Washington · Jeden Tag werden in China-Restaurants kleine Kekse gegessen. Das Gebäck ist Nebensache. Es geht um die darin versteckten Sprüche zu Geld oder Liebe. Dabei ist das krümelige Spiel mit der Zukunft ein großes Geschäft.

Manchmal, an guten Tagen, versteckt sich der Schlüssel zum Glück in einem pappigen Keks beim China-Restaurant an der Ecke. "Du wirst Deinen Liebhaber heiraten", "Ein sehr attraktiver Mensch hat eine Nachricht für Dich" oder "Du wirst in eine Position von hoher Ehre und Verantwortung berufen", orakelt es nach dem Verzehr von Frühlingsrollen oder Ente süß-sauer.

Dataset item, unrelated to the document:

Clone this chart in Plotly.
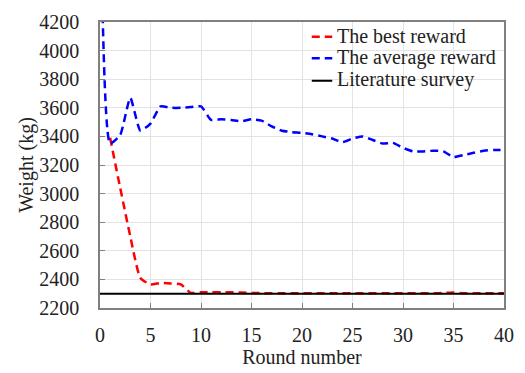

Die Glückskeks-Esser ahnen selten, dass hinter den Weissagungen nicht nur große Denker wie Aristoteles und Konfuzius stecken, sondern Menschen wie Donald Lau. Mittlerweile dürfte der in China geborene Absolvent der New Yorker Columbia-Universität das Glück mehrerer Millionen Fremder geschmiedet haben, indem er Prophezeiungen, Ratschläge und Warnungen für die Kekse dichtete. Einfach gestrickt müssen sie sein, am besten Sätze mit höchstens zehn Wörtern, verriet Lau vor einigen Jahren. Drei bis vier Lebensweisheiten textete er jeden Tag und ließ sich dabei auch gerne mal von Werbetafeln in der U-Bahn inspirieren. Rund vier Millionen Kekse verschickt seine Firma Wonton Food heute täglich an Restaurants und Ketten in den USA, Kanada, Lateinamerika und Europa. Der Ingenieur und Diplomkaufmann hätte wohl nie gedacht, dass er eines Tages Texte schreiben würde, die wildfremde Menschen sich im Portemonnaie aufbewahren oder zu Hause an ihren Kühlschrank kleben.

"Manchmal lese ich sie selbst", gesteht Jimmy Chou, Besitzer des China-Restaurants New Dynasty in Washington . Seine Kunden wünschten nicht nur etwas Süßes nach dem Essen, sondern eben auch eine Botschaft für den Weg. Für einen Karton mit 400 in Plastik eingeschweißten Keksen zahlt Chou sechs oder sieben Dollar, pro Keks also keine zwei Cent. 41 000 China-Restaurants soll es in den USA geben, doch nicht alle freuen sich über das krümelige Spiel mit der Zukunft: "Ich hasse Glückskekse so sehr", schimpft der Manager des Restaurants Sichuan Pavilion in Washington . Die Verpackungen landeten unter den Tischen und die Kekse auch.

Möglicherweise geht der Brauch auf einen chinesischen Einwanderer zurück, der 1918 umsonst Kekse gefüllt mit biblischen Versen an arme Menschen in Los Angeles verteilte. Es könnte auch ein Japaner gewesen sein, der sich mit Keks-Botschaften in San Francisco bei Menschen bedankte, die ihm in schweren Zeiten halfen. In China wird man im Restaurant jedenfalls vergeblich nach Glückskeksen fragen.